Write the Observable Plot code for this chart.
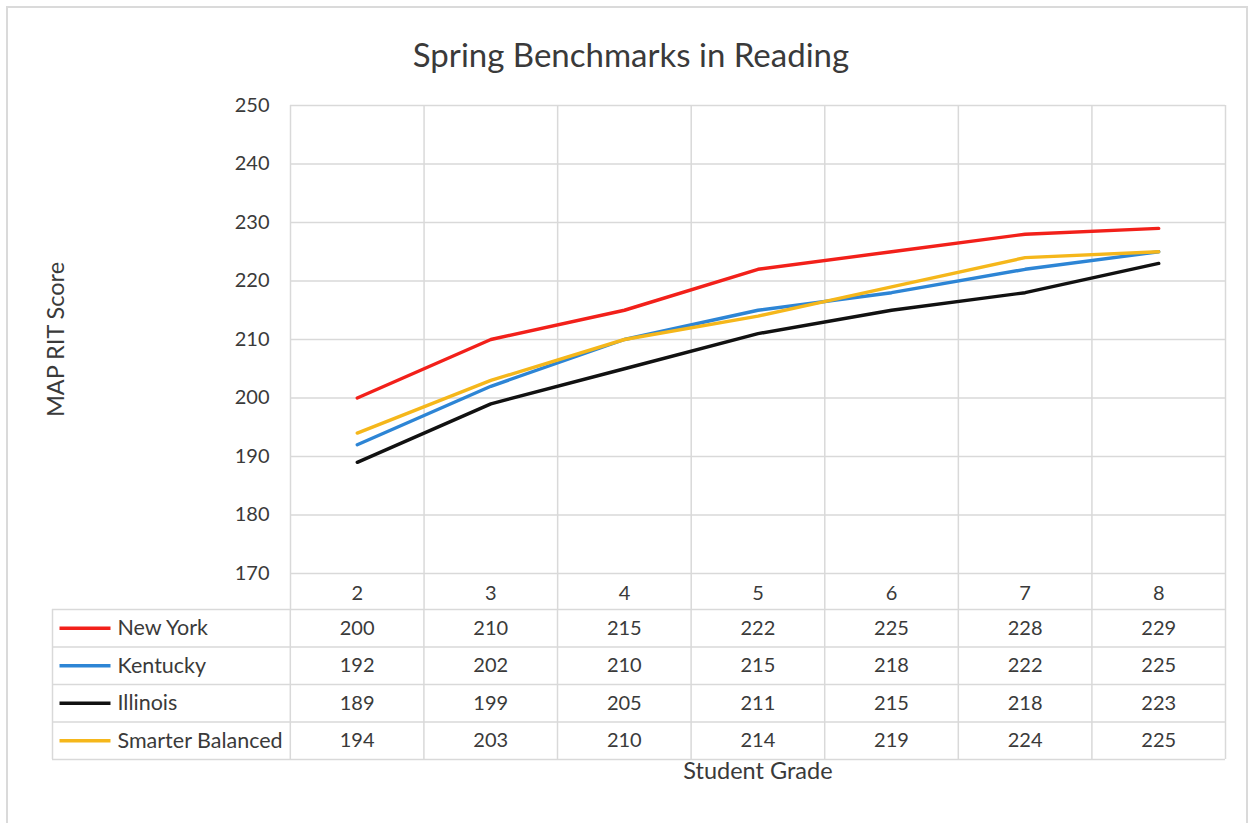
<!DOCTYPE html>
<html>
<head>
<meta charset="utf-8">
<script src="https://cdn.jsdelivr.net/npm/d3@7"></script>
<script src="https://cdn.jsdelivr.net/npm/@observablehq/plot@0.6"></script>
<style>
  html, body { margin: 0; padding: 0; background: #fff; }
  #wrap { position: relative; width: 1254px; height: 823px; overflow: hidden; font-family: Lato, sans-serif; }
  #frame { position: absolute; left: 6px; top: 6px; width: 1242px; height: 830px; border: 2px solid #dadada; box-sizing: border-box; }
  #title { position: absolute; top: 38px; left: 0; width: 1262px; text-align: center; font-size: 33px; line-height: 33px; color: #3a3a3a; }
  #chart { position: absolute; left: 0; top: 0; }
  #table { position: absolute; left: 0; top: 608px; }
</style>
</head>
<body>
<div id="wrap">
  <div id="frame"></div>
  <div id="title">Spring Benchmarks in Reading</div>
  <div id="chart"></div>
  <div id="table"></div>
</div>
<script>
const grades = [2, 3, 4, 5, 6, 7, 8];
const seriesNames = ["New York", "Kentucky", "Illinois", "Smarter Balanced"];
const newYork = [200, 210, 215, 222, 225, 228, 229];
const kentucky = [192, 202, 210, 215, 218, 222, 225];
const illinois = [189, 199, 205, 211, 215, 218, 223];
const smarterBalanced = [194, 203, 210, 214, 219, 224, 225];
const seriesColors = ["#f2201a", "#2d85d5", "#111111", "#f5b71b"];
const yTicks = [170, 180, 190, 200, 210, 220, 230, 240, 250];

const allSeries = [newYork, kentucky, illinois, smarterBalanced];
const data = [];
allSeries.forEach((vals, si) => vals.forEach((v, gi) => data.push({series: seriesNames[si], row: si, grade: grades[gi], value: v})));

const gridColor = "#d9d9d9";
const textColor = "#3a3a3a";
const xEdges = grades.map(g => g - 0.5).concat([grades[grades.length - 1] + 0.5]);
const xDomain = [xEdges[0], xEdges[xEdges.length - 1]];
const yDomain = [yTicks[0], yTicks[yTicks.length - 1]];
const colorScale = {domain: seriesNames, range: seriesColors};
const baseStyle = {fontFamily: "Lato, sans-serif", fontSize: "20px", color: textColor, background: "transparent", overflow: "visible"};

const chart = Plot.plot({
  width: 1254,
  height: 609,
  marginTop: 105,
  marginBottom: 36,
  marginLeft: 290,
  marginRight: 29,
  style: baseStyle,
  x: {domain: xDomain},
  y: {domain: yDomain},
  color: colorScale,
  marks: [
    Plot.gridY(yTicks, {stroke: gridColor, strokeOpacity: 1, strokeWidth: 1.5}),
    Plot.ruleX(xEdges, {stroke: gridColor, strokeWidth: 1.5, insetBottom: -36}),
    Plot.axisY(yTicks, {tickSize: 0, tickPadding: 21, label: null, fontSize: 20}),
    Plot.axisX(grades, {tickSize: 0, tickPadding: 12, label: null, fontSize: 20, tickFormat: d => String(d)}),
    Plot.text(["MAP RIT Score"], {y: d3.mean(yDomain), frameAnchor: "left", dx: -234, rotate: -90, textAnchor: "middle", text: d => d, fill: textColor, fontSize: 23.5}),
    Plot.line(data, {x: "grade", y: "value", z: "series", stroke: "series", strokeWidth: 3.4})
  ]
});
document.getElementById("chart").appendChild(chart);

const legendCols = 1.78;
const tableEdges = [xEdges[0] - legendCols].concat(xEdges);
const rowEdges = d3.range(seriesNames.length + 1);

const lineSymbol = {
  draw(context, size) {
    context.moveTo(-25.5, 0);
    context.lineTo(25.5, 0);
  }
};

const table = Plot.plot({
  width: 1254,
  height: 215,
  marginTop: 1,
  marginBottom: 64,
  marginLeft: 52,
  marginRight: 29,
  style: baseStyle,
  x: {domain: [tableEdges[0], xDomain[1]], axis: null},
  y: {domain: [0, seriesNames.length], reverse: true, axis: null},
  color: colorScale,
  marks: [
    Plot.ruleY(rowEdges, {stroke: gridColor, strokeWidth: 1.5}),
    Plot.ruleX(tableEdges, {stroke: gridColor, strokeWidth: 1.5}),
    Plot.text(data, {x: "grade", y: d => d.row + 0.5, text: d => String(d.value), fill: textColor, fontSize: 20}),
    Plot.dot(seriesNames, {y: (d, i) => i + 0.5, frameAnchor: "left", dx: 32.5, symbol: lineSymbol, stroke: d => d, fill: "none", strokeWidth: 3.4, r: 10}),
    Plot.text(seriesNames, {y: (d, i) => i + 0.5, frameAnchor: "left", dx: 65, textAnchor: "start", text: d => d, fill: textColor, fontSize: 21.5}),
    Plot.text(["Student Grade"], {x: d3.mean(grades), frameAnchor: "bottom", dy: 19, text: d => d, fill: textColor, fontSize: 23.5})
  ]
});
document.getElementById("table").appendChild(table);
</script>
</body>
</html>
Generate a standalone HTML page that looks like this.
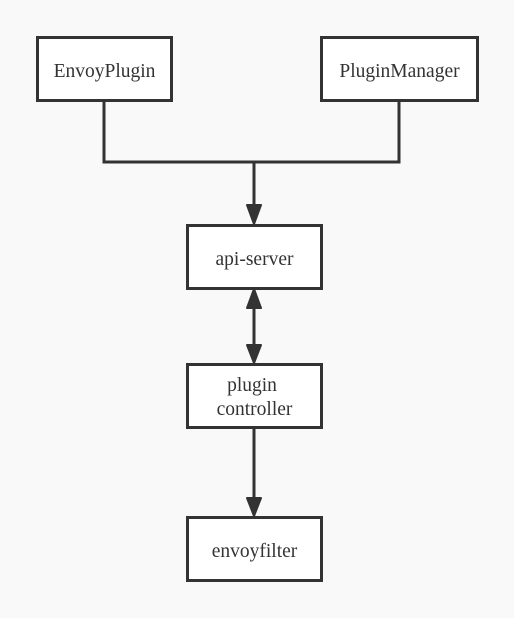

═══

(Your instructions): Output every entry exactly as given; pictures are not part of the copy.

(Complete output):
Write the Observable Plot code for this chart.
<!DOCTYPE html>
<html>
<head>
<meta charset="utf-8">
<script src="https://cdn.jsdelivr.net/npm/d3@7"></script>
<script src="https://cdn.jsdelivr.net/npm/@observablehq/plot@0.6"></script>
<style>
  html, body { margin: 0; padding: 0; background: #fff; }
  #wrap { position: relative; width: 1254px; height: 823px; overflow: hidden; font-family: Lato, sans-serif; }
  #frame { position: absolute; left: 6px; top: 6px; width: 1242px; height: 830px; border: 2px solid #dadada; box-sizing: border-box; }
  #title { position: absolute; top: 38px; left: 0; width: 1262px; text-align: center; font-size: 33px; line-height: 33px; color: #3a3a3a; }
  #chart { position: absolute; left: 0; top: 0; }
  #table { position: absolute; left: 0; top: 608px; }
</style>
</head>
<body>
<div id="wrap">
  <div id="frame"></div>
  <div id="title">Spring Benchmarks in Reading</div>
  <div id="chart"></div>
  <div id="table"></div>
</div>
<script>
const grades = [2, 3, 4, 5, 6, 7, 8];
const seriesNames = ["New York", "Kentucky", "Illinois", "Smarter Balanced"];
const newYork = [200, 210, 215, 222, 225, 228, 229];
const kentucky = [192, 202, 210, 215, 218, 222, 225];
const illinois = [189, 199, 205, 211, 215, 218, 223];
const smarterBalanced = [194, 203, 210, 214, 219, 224, 225];
const seriesColors = ["#f2201a", "#2d85d5", "#111111", "#f5b71b"];
const yTicks = [170, 180, 190, 200, 210, 220, 230, 240, 250];

const allSeries = [newYork, kentucky, illinois, smarterBalanced];
const data = [];
allSeries.forEach((vals, si) => vals.forEach((v, gi) => data.push({series: seriesNames[si], row: si, grade: grades[gi], value: v})));

const gridColor = "#d9d9d9";
const textColor = "#3a3a3a";
const xEdges = grades.map(g => g - 0.5).concat([grades[grades.length - 1] + 0.5]);
const xDomain = [xEdges[0], xEdges[xEdges.length - 1]];
const yDomain = [yTicks[0], yTicks[yTicks.length - 1]];
const colorScale = {domain: seriesNames, range: seriesColors};
const baseStyle = {fontFamily: "Lato, sans-serif", fontSize: "20px", color: textColor, background: "transparent", overflow: "visible"};

const chart = Plot.plot({
  width: 1254,
  height: 609,
  marginTop: 105,
  marginBottom: 36,
  marginLeft: 290,
  marginRight: 29,
  style: baseStyle,
  x: {domain: xDomain},
  y: {domain: yDomain},
  color: colorScale,
  marks: [
    Plot.gridY(yTicks, {stroke: gridColor, strokeOpacity: 1, strokeWidth: 1.5}),
    Plot.ruleX(xEdges, {stroke: gridColor, strokeWidth: 1.5, insetBottom: -36}),
    Plot.axisY(yTicks, {tickSize: 0, tickPadding: 21, label: null, fontSize: 20}),
    Plot.axisX(grades, {tickSize: 0, tickPadding: 12, label: null, fontSize: 20, tickFormat: d => String(d)}),
    Plot.text(["MAP RIT Score"], {y: d3.mean(yDomain), frameAnchor: "left", dx: -234, rotate: -90, textAnchor: "middle", text: d => d, fill: textColor, fontSize: 23.5}),
    Plot.line(data, {x: "grade", y: "value", z: "series", stroke: "series", strokeWidth: 3.4})
  ]
});
document.getElementById("chart").appendChild(chart);

const legendCols = 1.78;
const tableEdges = [xEdges[0] - legendCols].concat(xEdges);
const rowEdges = d3.range(seriesNames.length + 1);

const lineSymbol = {
  draw(context, size) {
    context.moveTo(-25.5, 0);
    context.lineTo(25.5, 0);
  }
};

const table = Plot.plot({
  width: 1254,
  height: 215,
  marginTop: 1,
  marginBottom: 64,
  marginLeft: 52,
  marginRight: 29,
  style: baseStyle,
  x: {domain: [tableEdges[0], xDomain[1]], axis: null},
  y: {domain: [0, seriesNames.length], reverse: true, axis: null},
  color: colorScale,
  marks: [
    Plot.ruleY(rowEdges, {stroke: gridColor, strokeWidth: 1.5}),
    Plot.ruleX(tableEdges, {stroke: gridColor, strokeWidth: 1.5}),
    Plot.text(data, {x: "grade", y: d => d.row + 0.5, text: d => String(d.value), fill: textColor, fontSize: 20}),
    Plot.dot(seriesNames, {y: (d, i) => i + 0.5, frameAnchor: "left", dx: 32.5, symbol: lineSymbol, stroke: d => d, fill: "none", strokeWidth: 3.4, r: 10}),
    Plot.text(seriesNames, {y: (d, i) => i + 0.5, frameAnchor: "left", dx: 65, textAnchor: "start", text: d => d, fill: textColor, fontSize: 21.5}),
    Plot.text(["Student Grade"], {x: d3.mean(grades), frameAnchor: "bottom", dy: 19, text: d => d, fill: textColor, fontSize: 23.5})
  ]
});
document.getElementById("table").appendChild(table);
</script>
</body>
</html>
Generate a standalone HTML page that looks like this.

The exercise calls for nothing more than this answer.